WHAT YOU NEED TO DO:
Everything from the opening line of the records below through the line with "import plotly.graph_objects as go" must be duplicated exactly, pictures left out.

===== DATA TO PROCESS

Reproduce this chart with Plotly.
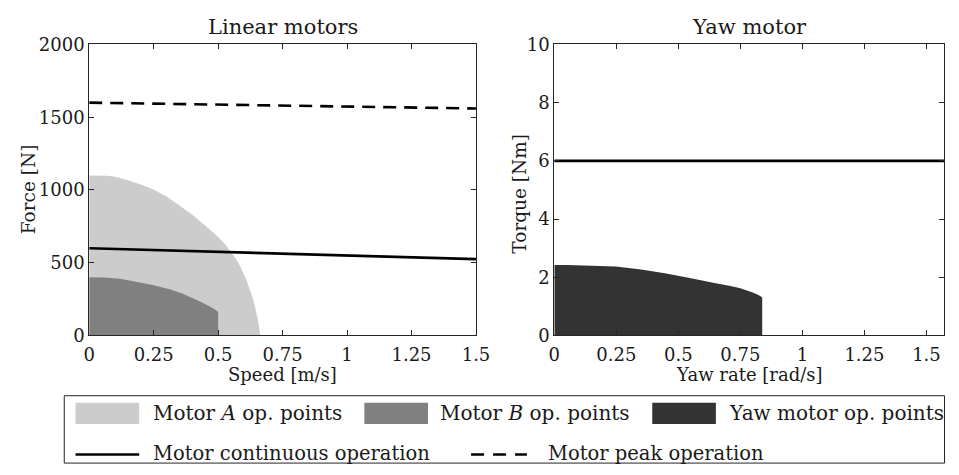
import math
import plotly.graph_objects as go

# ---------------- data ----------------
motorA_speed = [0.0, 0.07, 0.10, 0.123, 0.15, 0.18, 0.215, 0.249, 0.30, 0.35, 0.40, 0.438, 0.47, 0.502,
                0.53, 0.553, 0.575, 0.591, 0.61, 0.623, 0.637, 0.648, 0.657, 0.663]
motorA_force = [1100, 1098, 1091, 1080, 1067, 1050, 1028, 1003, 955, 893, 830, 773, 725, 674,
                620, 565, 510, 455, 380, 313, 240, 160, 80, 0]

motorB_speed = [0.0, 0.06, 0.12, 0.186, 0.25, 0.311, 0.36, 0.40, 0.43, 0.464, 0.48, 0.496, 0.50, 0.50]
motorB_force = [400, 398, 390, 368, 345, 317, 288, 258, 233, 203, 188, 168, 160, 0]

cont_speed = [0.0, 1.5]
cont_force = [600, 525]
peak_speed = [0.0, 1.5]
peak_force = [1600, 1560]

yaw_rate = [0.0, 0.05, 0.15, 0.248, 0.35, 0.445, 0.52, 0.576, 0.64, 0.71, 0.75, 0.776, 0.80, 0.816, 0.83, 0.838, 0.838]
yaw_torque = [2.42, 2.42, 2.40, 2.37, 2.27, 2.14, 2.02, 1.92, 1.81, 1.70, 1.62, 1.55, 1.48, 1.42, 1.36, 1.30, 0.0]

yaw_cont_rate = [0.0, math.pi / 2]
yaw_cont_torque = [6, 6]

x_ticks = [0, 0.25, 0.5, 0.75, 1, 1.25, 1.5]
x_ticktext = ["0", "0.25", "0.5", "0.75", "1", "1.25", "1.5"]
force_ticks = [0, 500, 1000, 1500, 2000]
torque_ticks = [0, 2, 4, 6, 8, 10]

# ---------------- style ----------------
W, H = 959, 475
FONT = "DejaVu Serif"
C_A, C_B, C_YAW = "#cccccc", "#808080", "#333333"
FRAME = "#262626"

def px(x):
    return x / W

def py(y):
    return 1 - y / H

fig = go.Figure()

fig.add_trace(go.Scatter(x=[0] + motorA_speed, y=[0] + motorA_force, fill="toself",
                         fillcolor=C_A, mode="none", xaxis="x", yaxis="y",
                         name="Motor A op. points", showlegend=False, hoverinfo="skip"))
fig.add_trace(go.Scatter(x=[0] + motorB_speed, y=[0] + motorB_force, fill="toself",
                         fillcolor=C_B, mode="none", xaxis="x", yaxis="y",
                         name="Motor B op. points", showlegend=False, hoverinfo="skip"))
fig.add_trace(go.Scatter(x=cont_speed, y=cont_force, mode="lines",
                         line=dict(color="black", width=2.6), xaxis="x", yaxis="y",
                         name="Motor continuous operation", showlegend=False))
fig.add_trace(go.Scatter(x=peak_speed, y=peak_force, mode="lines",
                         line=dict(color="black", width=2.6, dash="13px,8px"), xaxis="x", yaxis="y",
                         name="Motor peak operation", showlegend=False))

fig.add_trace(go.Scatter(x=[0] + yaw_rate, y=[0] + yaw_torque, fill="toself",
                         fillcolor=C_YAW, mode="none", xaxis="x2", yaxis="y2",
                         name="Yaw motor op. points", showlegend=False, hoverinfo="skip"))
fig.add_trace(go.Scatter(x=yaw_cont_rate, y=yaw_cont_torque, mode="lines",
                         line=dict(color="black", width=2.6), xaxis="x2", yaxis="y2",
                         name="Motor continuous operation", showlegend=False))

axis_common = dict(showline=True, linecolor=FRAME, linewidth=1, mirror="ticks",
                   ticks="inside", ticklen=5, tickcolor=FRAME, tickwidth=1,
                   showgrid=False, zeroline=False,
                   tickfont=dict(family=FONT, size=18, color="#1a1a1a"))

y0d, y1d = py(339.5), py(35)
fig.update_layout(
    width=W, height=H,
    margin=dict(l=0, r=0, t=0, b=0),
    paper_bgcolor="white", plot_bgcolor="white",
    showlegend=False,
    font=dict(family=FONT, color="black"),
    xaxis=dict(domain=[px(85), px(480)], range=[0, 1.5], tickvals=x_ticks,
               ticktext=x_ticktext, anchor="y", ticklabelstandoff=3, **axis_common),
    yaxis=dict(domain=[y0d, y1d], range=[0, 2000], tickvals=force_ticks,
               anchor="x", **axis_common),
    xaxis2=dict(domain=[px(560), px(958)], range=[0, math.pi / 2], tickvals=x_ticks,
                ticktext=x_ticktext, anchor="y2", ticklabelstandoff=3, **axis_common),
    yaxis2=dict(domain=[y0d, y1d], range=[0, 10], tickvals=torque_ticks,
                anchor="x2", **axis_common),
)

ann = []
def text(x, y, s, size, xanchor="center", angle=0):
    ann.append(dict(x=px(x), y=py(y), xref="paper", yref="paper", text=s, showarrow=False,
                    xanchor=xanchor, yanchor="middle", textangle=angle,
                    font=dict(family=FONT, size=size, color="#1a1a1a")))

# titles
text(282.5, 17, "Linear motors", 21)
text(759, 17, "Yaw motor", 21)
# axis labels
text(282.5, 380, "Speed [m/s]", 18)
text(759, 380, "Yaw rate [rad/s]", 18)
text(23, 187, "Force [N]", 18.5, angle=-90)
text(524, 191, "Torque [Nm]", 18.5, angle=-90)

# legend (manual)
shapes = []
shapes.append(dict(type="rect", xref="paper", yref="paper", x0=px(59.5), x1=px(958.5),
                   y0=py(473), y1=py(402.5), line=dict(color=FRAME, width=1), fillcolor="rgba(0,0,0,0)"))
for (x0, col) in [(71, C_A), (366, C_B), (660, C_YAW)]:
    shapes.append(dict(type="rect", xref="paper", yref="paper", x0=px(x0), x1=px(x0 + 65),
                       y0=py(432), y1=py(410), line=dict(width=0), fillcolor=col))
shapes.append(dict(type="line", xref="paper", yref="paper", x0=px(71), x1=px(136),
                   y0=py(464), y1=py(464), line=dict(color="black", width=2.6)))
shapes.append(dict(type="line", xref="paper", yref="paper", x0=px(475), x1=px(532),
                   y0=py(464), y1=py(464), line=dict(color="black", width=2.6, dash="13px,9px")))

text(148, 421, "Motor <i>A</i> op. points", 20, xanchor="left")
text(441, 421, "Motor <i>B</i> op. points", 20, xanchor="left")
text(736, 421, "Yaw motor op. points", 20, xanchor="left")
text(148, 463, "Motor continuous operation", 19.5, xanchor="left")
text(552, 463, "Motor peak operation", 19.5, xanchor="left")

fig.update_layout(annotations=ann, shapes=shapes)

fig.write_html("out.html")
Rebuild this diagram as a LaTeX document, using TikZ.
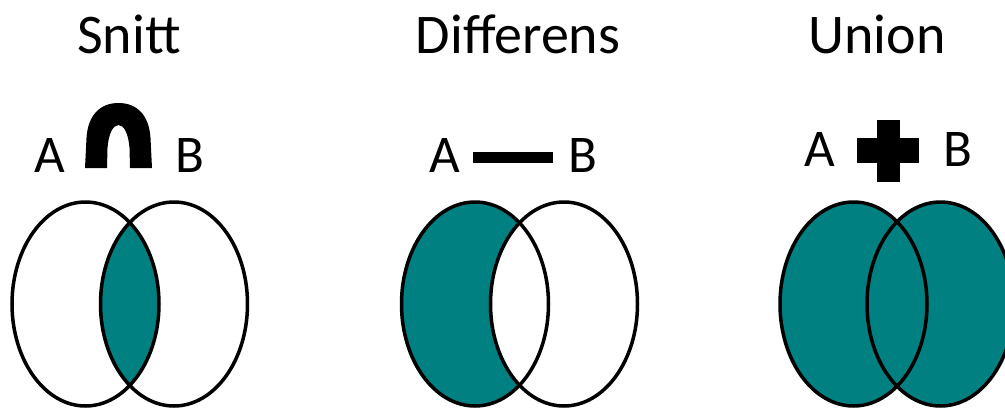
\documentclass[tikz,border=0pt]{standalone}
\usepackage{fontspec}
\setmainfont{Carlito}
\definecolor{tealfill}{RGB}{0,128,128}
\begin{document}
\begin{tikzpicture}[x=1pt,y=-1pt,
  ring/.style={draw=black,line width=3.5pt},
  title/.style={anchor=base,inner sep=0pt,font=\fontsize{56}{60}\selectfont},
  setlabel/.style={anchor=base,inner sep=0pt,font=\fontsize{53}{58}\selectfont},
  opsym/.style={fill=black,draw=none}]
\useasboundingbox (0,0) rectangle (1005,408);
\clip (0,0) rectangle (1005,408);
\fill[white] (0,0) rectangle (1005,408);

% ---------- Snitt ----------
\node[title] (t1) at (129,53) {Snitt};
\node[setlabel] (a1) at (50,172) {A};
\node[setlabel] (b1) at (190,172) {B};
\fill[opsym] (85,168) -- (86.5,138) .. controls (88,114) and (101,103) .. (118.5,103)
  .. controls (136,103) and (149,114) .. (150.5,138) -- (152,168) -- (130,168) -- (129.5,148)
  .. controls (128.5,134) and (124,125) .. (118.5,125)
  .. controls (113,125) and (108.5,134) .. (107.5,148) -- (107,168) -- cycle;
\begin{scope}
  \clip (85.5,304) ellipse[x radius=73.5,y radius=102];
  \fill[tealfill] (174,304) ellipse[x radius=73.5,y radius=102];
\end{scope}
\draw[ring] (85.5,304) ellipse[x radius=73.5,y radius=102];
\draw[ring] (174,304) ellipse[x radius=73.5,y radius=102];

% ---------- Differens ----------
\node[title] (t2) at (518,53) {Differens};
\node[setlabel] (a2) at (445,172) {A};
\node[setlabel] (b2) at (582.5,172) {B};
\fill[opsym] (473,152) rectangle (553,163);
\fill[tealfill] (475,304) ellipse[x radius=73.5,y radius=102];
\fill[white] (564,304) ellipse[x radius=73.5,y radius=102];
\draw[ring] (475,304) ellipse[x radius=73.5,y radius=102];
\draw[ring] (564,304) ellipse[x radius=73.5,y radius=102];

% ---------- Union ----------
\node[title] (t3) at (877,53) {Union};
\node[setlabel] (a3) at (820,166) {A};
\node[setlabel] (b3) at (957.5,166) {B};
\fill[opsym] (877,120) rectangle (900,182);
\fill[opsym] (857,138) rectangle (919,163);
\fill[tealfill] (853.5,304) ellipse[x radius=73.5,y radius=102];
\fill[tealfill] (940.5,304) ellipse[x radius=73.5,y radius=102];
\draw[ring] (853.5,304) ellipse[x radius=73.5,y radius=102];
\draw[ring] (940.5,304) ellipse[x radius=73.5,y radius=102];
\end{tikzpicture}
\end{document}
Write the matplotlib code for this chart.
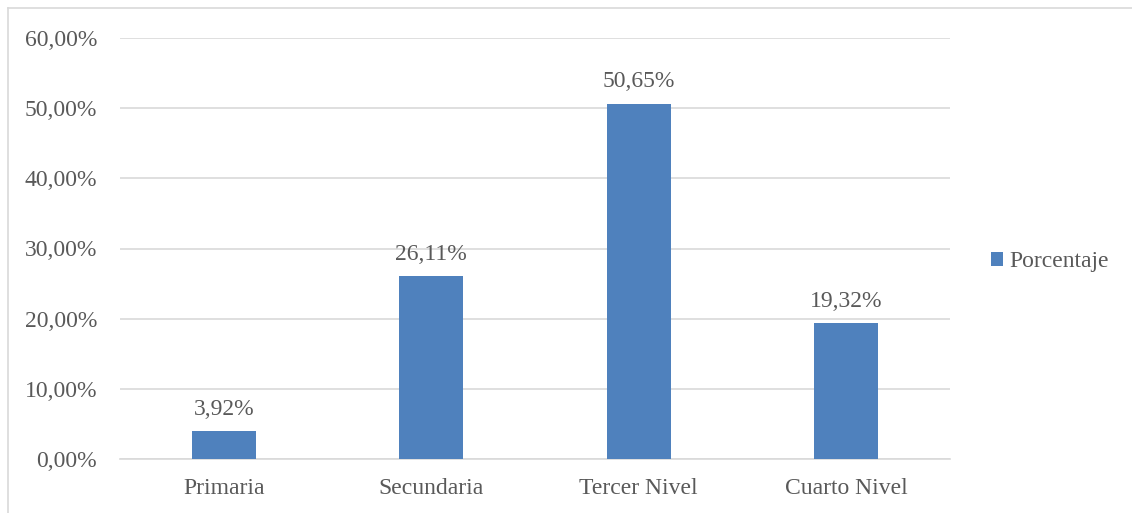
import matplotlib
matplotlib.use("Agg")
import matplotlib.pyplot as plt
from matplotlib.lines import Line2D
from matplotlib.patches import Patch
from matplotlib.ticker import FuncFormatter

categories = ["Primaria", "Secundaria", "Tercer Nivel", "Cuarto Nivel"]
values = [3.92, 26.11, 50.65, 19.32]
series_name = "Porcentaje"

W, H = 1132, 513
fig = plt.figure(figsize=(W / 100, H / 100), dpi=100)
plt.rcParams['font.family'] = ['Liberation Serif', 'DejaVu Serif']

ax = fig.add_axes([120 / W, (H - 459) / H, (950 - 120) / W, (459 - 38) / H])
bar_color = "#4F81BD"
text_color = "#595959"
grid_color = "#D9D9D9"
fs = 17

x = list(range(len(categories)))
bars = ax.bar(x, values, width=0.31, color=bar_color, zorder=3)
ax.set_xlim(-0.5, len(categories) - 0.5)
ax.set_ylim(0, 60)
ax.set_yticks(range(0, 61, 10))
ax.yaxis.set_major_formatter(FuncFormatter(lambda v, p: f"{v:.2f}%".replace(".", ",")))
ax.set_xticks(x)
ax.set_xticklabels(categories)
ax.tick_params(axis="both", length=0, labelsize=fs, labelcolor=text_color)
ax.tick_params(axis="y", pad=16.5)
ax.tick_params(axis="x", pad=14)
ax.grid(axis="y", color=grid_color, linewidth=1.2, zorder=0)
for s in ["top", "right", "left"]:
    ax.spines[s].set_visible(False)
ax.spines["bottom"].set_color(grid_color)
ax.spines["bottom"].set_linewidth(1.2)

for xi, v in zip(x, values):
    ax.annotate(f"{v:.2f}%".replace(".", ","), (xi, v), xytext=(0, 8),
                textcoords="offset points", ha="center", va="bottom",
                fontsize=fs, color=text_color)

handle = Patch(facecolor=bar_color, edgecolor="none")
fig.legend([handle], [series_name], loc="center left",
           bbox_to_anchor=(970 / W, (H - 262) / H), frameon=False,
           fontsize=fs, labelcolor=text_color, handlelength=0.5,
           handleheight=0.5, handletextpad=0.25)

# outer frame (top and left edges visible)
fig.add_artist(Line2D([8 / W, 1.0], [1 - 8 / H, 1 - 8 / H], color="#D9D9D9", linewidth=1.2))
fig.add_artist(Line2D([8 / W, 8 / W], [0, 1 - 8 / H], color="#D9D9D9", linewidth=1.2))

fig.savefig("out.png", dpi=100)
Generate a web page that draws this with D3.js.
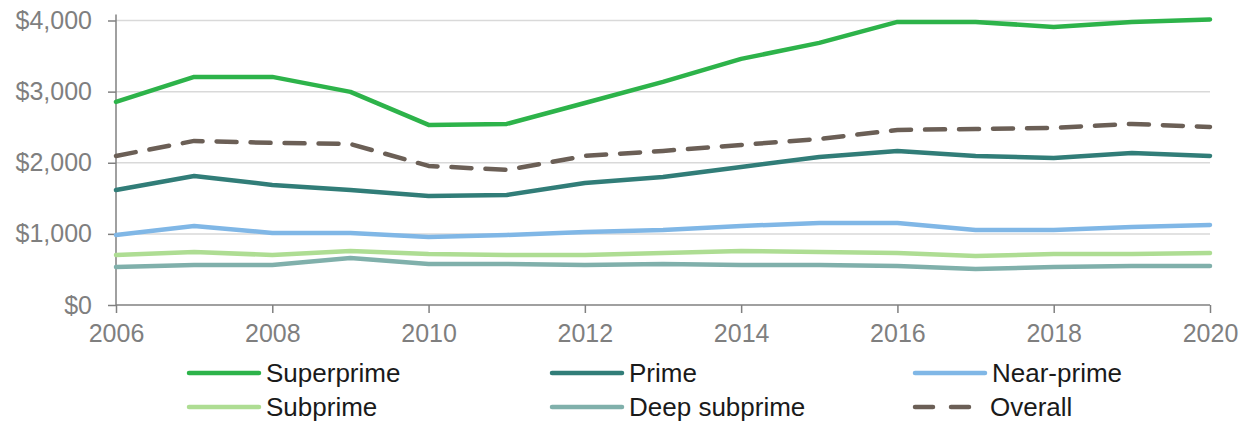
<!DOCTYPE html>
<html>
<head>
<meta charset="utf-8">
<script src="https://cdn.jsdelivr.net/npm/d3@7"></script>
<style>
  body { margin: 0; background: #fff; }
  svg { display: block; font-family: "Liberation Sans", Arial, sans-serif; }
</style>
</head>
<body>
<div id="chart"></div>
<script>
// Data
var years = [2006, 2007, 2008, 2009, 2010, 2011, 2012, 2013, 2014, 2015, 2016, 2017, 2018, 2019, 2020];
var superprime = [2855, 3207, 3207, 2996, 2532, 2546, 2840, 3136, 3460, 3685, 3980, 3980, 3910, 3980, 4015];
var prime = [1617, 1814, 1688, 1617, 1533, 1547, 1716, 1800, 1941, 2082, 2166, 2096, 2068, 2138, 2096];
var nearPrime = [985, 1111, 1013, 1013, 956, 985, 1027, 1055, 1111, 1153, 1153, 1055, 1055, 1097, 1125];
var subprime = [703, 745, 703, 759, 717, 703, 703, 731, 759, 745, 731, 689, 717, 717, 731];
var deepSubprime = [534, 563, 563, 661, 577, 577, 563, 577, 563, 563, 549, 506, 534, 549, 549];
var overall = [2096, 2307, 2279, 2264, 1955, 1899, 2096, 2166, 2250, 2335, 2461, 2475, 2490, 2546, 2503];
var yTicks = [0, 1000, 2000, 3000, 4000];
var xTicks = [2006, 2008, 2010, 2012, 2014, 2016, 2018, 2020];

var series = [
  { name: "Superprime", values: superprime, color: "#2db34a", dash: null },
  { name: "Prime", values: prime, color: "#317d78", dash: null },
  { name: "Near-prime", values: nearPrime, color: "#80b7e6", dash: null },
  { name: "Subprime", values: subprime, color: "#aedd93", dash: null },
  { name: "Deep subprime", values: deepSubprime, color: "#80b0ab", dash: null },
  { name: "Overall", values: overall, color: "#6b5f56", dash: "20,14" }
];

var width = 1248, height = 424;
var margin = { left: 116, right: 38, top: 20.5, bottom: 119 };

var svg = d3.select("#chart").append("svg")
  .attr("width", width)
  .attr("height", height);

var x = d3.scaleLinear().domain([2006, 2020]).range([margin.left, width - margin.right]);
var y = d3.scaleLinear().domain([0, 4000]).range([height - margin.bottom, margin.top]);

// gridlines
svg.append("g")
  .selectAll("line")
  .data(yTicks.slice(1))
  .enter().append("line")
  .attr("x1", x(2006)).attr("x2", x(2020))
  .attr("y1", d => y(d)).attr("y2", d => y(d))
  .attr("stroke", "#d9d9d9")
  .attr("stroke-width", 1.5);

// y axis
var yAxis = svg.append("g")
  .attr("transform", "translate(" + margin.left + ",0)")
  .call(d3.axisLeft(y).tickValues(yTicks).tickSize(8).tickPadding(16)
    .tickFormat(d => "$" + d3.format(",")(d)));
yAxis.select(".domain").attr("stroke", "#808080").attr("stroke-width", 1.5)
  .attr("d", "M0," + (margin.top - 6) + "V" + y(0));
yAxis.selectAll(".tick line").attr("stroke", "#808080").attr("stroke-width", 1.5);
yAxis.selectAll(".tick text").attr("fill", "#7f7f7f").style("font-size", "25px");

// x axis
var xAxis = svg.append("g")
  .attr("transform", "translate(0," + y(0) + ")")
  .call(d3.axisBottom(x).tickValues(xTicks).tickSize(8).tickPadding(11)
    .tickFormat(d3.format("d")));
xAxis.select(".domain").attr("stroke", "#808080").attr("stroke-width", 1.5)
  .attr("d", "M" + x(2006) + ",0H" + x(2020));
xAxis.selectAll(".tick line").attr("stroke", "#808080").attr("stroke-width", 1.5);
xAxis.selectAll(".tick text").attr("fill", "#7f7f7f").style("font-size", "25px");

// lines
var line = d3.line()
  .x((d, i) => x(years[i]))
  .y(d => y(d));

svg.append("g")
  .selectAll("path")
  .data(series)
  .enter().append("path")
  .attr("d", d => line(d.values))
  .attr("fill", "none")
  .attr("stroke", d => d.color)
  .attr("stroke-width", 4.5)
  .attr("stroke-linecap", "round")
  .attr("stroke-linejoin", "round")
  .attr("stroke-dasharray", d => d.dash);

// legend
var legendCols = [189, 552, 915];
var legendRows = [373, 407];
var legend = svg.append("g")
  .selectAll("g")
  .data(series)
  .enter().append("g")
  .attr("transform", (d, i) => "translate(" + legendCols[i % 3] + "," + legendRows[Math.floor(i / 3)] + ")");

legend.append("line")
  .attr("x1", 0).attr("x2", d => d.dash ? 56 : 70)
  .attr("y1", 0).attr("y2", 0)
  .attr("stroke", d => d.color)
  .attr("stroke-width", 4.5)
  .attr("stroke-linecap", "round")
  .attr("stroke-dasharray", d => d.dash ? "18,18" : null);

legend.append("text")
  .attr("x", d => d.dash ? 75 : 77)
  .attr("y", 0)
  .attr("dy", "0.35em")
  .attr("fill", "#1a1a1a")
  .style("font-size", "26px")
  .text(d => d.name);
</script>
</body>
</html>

==========

SOLUTION FOR THIS EXERCISE:
Reproduce this chart with Plotly.
import math
import plotly.graph_objects as go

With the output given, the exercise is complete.